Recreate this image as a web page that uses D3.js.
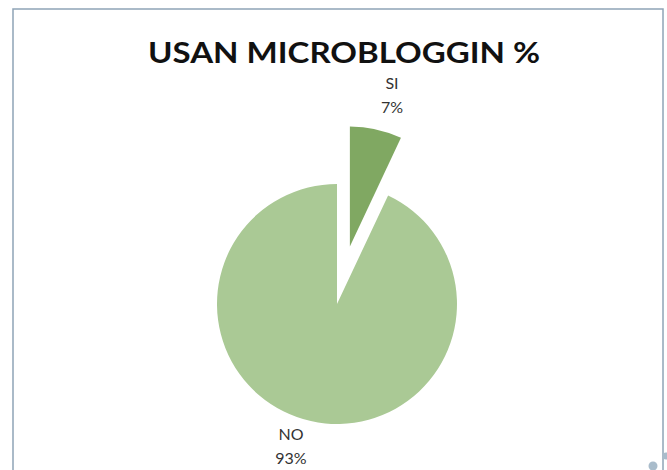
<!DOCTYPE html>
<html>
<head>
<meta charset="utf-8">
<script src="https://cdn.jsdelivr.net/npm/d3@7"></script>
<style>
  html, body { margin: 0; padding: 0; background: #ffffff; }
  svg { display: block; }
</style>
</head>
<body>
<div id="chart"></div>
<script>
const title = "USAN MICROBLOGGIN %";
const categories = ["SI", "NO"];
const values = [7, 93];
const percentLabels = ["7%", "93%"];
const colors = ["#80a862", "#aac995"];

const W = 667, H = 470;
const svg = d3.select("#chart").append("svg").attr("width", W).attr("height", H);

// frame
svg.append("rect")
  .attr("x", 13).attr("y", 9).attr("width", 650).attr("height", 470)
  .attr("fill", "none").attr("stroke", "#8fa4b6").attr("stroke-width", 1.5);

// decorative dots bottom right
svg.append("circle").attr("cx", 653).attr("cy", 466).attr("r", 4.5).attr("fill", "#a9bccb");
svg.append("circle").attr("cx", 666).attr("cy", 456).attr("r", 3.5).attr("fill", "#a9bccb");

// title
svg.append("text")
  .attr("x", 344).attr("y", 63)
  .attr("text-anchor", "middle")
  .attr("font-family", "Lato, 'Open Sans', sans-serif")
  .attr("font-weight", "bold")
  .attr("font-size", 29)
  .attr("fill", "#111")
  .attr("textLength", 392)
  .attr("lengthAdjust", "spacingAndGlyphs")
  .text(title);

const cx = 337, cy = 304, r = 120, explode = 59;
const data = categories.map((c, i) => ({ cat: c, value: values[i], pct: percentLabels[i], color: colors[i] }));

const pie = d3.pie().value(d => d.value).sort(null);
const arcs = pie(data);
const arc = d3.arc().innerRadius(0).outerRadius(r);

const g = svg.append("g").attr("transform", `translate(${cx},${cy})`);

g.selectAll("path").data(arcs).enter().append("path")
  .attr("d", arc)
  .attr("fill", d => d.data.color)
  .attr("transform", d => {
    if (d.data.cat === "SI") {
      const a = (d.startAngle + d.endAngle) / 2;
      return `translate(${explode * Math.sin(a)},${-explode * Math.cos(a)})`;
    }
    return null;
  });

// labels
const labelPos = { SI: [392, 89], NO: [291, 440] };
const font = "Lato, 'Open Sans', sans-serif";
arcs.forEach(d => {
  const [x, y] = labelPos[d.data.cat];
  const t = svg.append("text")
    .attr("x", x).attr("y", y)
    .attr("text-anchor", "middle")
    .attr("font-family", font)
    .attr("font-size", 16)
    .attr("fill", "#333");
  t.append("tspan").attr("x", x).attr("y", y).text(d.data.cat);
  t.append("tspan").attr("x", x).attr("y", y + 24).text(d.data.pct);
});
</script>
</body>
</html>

==*==

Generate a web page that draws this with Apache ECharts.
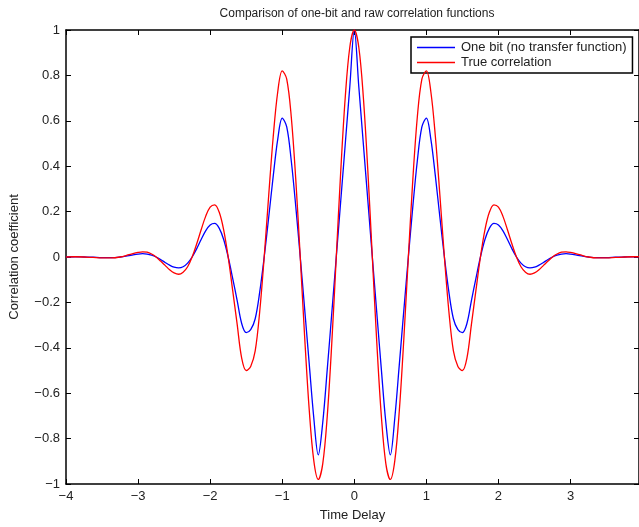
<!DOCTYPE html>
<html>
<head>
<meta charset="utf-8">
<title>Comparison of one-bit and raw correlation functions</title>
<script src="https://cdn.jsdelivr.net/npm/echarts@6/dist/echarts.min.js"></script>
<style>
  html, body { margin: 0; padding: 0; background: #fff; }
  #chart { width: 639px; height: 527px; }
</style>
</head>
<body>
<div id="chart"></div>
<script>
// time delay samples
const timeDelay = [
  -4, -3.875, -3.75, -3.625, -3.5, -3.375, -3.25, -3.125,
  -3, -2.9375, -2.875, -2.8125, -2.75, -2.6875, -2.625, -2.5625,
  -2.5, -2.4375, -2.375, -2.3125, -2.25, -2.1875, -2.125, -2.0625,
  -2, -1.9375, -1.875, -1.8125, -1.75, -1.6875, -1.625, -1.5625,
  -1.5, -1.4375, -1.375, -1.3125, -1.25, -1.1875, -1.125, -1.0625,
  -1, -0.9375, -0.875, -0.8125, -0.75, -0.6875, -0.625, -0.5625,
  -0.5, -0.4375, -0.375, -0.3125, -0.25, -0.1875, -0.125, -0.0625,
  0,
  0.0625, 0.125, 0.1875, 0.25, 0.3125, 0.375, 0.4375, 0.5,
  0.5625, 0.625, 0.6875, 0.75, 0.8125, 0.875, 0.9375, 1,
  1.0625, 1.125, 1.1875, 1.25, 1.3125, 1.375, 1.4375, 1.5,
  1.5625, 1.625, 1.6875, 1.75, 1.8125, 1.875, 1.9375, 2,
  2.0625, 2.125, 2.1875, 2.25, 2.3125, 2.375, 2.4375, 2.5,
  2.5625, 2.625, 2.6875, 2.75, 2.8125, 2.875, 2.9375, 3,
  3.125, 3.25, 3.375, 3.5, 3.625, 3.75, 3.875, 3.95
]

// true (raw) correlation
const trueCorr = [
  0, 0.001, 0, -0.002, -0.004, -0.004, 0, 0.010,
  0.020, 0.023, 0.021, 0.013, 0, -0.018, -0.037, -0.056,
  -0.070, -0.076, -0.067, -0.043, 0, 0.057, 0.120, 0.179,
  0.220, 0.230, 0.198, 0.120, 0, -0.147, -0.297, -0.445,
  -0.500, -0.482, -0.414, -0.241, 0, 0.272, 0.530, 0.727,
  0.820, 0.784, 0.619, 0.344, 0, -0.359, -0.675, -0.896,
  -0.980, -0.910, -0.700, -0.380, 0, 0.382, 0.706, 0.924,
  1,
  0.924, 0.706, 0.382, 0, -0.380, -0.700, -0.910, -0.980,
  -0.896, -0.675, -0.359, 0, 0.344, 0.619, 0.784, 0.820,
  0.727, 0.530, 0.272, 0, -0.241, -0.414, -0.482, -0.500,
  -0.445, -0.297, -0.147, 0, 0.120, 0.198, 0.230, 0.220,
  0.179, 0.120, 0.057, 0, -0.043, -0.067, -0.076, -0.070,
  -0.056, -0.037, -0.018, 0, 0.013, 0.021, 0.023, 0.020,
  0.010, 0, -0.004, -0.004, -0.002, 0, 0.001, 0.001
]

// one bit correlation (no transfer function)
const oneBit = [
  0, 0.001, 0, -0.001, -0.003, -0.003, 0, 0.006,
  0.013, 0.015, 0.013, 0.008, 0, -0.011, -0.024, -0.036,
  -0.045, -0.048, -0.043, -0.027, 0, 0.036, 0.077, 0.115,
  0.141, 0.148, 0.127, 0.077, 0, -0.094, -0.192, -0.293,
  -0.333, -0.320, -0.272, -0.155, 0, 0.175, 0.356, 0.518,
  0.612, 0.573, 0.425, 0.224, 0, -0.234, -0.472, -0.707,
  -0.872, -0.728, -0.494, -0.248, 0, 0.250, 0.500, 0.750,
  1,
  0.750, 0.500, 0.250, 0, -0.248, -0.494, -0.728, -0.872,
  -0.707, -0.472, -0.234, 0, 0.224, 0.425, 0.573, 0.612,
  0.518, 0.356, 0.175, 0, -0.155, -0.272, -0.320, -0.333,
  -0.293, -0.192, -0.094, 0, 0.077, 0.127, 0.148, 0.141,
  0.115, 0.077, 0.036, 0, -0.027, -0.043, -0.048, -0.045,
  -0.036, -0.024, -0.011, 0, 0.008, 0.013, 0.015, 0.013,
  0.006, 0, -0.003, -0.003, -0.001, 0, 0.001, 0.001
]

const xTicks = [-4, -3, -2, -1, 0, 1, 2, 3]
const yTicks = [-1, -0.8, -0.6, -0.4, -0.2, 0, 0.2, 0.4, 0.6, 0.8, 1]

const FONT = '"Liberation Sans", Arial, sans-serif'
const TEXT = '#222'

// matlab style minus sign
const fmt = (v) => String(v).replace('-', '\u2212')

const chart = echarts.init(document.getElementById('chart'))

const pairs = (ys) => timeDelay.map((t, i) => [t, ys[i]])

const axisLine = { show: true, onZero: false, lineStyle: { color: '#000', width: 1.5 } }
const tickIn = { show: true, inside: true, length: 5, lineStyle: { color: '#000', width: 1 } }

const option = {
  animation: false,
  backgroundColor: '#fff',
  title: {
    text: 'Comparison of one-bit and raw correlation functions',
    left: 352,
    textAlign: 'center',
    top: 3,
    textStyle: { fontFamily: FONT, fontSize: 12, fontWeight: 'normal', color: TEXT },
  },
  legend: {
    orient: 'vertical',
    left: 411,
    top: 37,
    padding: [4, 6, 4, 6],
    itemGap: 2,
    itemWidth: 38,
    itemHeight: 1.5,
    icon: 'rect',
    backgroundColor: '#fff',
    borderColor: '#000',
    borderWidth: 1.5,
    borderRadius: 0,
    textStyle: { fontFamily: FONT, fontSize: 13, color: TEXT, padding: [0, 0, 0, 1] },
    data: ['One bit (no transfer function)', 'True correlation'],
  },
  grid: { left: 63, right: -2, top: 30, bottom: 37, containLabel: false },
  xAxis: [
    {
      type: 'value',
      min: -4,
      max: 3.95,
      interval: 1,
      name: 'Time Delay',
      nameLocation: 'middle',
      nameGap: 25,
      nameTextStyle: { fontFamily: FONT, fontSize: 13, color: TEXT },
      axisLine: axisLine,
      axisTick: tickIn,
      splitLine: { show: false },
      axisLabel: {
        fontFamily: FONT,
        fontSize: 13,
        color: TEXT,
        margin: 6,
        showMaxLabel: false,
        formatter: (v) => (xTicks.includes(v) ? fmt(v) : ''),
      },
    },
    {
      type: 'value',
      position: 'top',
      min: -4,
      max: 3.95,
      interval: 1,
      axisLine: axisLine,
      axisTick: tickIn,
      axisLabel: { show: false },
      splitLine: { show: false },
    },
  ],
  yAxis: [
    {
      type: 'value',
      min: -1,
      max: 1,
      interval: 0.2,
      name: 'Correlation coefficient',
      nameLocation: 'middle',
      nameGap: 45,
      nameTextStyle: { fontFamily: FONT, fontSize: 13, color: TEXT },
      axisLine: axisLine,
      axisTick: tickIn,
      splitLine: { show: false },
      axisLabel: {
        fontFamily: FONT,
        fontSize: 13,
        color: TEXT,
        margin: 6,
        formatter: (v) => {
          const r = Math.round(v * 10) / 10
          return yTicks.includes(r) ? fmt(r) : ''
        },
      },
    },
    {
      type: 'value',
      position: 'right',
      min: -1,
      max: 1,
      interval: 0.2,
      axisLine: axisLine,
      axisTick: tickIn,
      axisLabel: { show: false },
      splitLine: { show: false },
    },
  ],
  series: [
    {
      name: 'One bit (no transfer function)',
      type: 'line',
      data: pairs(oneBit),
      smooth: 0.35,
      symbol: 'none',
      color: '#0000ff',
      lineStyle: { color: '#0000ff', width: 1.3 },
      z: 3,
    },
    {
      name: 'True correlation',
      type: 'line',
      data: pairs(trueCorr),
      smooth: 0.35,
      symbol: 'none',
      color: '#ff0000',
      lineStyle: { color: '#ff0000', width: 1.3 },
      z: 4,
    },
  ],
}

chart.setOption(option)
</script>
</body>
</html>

==*==

• _Work instructions_
Go through the records above, find every line with the word "that", and list those lines.

• _Complete response_
Recreate this image as a web page that uses D3.js.
Generate a web page that draws this with Apache ECharts.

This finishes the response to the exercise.